I’m by no means an expert and still have some learning to do in the area of feeding and giving animals water, but I’ve found that anything that makes feeding and watering the animals easier is a good thing! I still have more to learn in this area and would love to put a better watering system into the donkey pen, but for now, I’m happy to give them fresh water one or two times a day because that means I’m making sure to check in with them and give them the attention they need. I’ve had a lot of comments and questions on the chicken feeder I made and have used for over a year now. It has been very helpful. Connor and his grandpa made a pig waterer that has made keeping clean water in the pig pen a lot easier.
As soon as we got chicks I recognized a major food and water waste issue even in the brooder boxes. Once the chicks were old enough to send outside, I knew I wanted to use a feeder that would help with this issue and a waterer that wouldn’t allow the water to spill or get dirty. I searched and searched online for chicken feeders and came across someone who made their own out of a plastic storage bin. I was a little skeptical because I wasn’t sure the chickens would figure it out, but they caught on immediately.
The first feeder I made required a lot of help from my father-in-law. I didn’t have the drill attachment to cut the holes into the box. Since it was a clear, plastic storage bin it became brittle quickly after one summer worth of sun. Once it cracked and started spilling feed I made a replacement. This time my father-in-law offered to give me the drill attachment, he’s a smart guy! Now I can make feeders whenever I need one.
So the process is pretty easy:
- Get a plastic storage bin with a removable lid. Clear is nice because you can see how much feed you have left, but it gets brittle quickly from the sun.
- Using a hole saw, make holes in the sides. Be sure to check out the link to the specific measurements so that your holes are easily accessible for the chickens.
- Buy PVC elbows and attach to box with caulking/sealant that is waterproof and appropriate for outdoor projects. Allow a day of drying time.
- Fill up with feed and spend your time talking to your chickens instead of filling up feed containers! I have 8 hens and I only have to fill up the feed box every 3-4 weeks. The feed also stays dry with the box out in the rain!
My favorite chicken waterer is the Little Giant Hen Hydrator! Many stores carry them, but I love Tractor Supply, so here’s a link: https://www.tractorsupply.com/tsc/product/little-giant-hen-hydrator?cm_vc=-10005
I’ve only had one issue, a leaky nipple. I took it back to Tractor Supply and they swapped it out with a completely new waterer with no issues. At first, the chickens were a little confused by the contraption, but as soon as we activated the nipples and showed them how to make water come out they caught on! They have no issues using it. You do need to adjust the height as they grow.
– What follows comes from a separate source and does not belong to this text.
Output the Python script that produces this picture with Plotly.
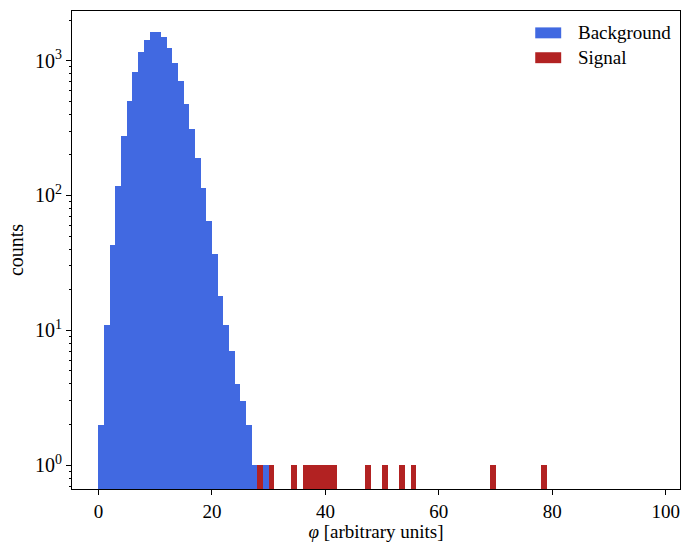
import plotly.graph_objects as go

# ---- data ----
bin_width = 1.0
bg_bin_left = [0, 1, 2, 3, 4, 5, 6, 7, 8, 9, 10, 11, 12, 13, 14,
               15, 16, 17, 18, 19, 20, 21, 22, 23, 24, 25, 26, 27, 28, 29]
bg_counts = [2, 11, 43, 118, 277, 506, 826, 1159, 1430, 1625, 1642, 1487, 1238, 960, 703,
             473, 310, 191, 114, 65, 37, 18, 11, 7, 4, 3, 2, 1, 0, 1]

sig_bin_left = [28, 30, 34, 36, 37, 38, 39, 40, 41, 47, 50, 53, 55, 69, 78]
sig_counts = [1, 1, 1, 1, 1, 1, 1, 1, 1, 1, 1, 1, 1, 1, 1]

x_tick_vals = [0, 20, 40, 60, 80, 100]
y_tick_vals = [1, 10, 100, 1000]
y_tick_text = ["10<sup>0</sup>", "10<sup>1</sup>", "10<sup>2</sup>", "10<sup>3</sup>"]
y_minor_vals = [0.7, 0.8, 0.9,
                2, 3, 4, 5, 6, 7, 8, 9,
                20, 30, 40, 50, 60, 70, 80, 90,
                200, 300, 400, 500, 600, 700, 800, 900, 2000]

series_names = ["Background", "Signal"]
series_colors = ["#4169E1", "#B22222"]

FONT = "Liberation Serif, Times New Roman, serif"

def nonzero(lefts, counts):
    xs, ys = [], []
    for l, c in zip(lefts, counts):
        if c > 0:
            xs.append(l + bin_width / 2)
            ys.append(c)
    return xs, ys

fig = go.Figure()
bx, by = nonzero(bg_bin_left, bg_counts)
fig.add_trace(go.Bar(x=bx, y=by, width=bin_width, name=series_names[0],
                     marker=dict(color=series_colors[0], line=dict(width=0)),
                     showlegend=False))
sx, sy = nonzero(sig_bin_left, sig_counts)
fig.add_trace(go.Bar(x=sx, y=sy, width=bin_width, name=series_names[1],
                     marker=dict(color=series_colors[1], line=dict(width=0)),
                     showlegend=False))

W, H = 682, 542
L, R, T, B = 72, 1, 11, 50
pw, ph = W - L - R, H - T - B

def px2paper(x, y):
    return (x - L) / pw, (H - B - y) / ph

# legend drawn manually (matplotlib-style frameless legend)
legend_rows = [(27.5, 38.5), (52.5, 63.5)]
for (y0, y1), name, col in zip(legend_rows, series_names, series_colors):
    xa, ya = px2paper(536, y1)
    xb, yb = px2paper(562, y0)
    fig.add_shape(type="rect", xref="paper", yref="paper", x0=xa, x1=xb, y0=ya, y1=yb,
                  fillcolor=col, line=dict(width=0))
    tx, ty = px2paper(577, (y0 + y1) / 2)
    fig.add_annotation(xref="paper", yref="paper", x=tx, y=ty, text=name, showarrow=False,
                       xanchor="left", yanchor="middle",
                       font=dict(family=FONT, size=19, color="#000000"))

fig.update_layout(
    width=W, height=H,
    margin=dict(l=L, r=R, t=T, b=B),
    paper_bgcolor="white", plot_bgcolor="white",
    barmode="overlay", bargap=0,
    font=dict(family=FONT, size=19, color="#000000"),
    showlegend=False,
)
fig.update_xaxes(
    range=[-4.66, 102.5], tickvals=x_tick_vals,
    showgrid=False, zeroline=False,
    showline=True, mirror=True, linecolor="#000000", linewidth=1,
    ticks="outside", ticklen=5, tickwidth=1, tickcolor="#000000",
    tickfont=dict(family=FONT, size=19),
    title=dict(text="<i>φ</i> [arbitrary units]", font=dict(family=FONT, size=19), standoff=6),
)
fig.update_yaxes(
    type="log", range=[-0.177, 3.368],
    tickvals=y_tick_vals, ticktext=y_tick_text,
    showgrid=False, zeroline=False,
    showline=True, mirror=True, linecolor="#000000", linewidth=1,
    ticks="outside", ticklen=5, tickwidth=1, tickcolor="#000000",
    minor=dict(tickvals=y_minor_vals, ticks="outside", ticklen=2.5, tickwidth=0.8,
               tickcolor="#000000", showgrid=False),
    tickfont=dict(family=FONT, size=20),
    title=dict(text="counts", font=dict(family=FONT, size=20), standoff=6),
)

fig.write_html("out.html",
               config={"displayModeBar": False},
               post_script="document.body.style.margin='0';document.body.style.overflow='hidden';")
When you start a project like raising pigs and know your 12-year-old is going to do all of the work, you get really motivated to make the daily routine of feed and water as simple as possible so the pigs stay alive! I searched the Internet for solutions and found many people making pig waterers out of barrels. I felt somewhat confident that we could pull the whole thing off, so I began the search for a free or cheap barrel. I found they are reasonably easy to find through FB marketplace and Craiglist. The tricky part is makings sure they are clean and haven’t been used to store any hazardous items that may put the animal’s health in jeopardy. We lucked out and found two free and clean ones!
Connor actually did a 4-H presentation on how to make a pig waterer, so here are the steps he wrote:
1.Find a barrel *food grade *plastic is best *sometimes people give away for free
2. Cut top of the barrel open
*Since the top was sealed and all we had was a hole saw, we used that to cut an opening.
3. Drill hole in the side
*Mark spot where you know your pigs can reach (around 12 inches) and drill a hole the same size as the nipple. *water nipple can be found at Tractor Supply or other feed stores
4. Attach pig nipple to barrel *place thread tape on threads of nipple *place a gasket between barrel and nut to help seal *place a nut on the outside and inside of the barrel.
5. Wash Barrel & Close *use bleach and water with multiple rinses after
After the barrel is clean you’re ready to fill it up! We use cement pavers on top to close up the opening. On really hot days we put frozen two liters into the water barrel to keep water cool. A shady spot for the barrel is best. As the pigs have grown we have added pavers for the barrel to sit on so that it is at the correct height for the pig to drink without bending its head down.
My favorite automatic feeder by far is for the sheep – fresh, green grass and weeds! But, not all of our animals are that easy! I’m glad there are people out there who have given us some great ideas and directions on how to make our own feed and water devices, I hope this helps someone out as well!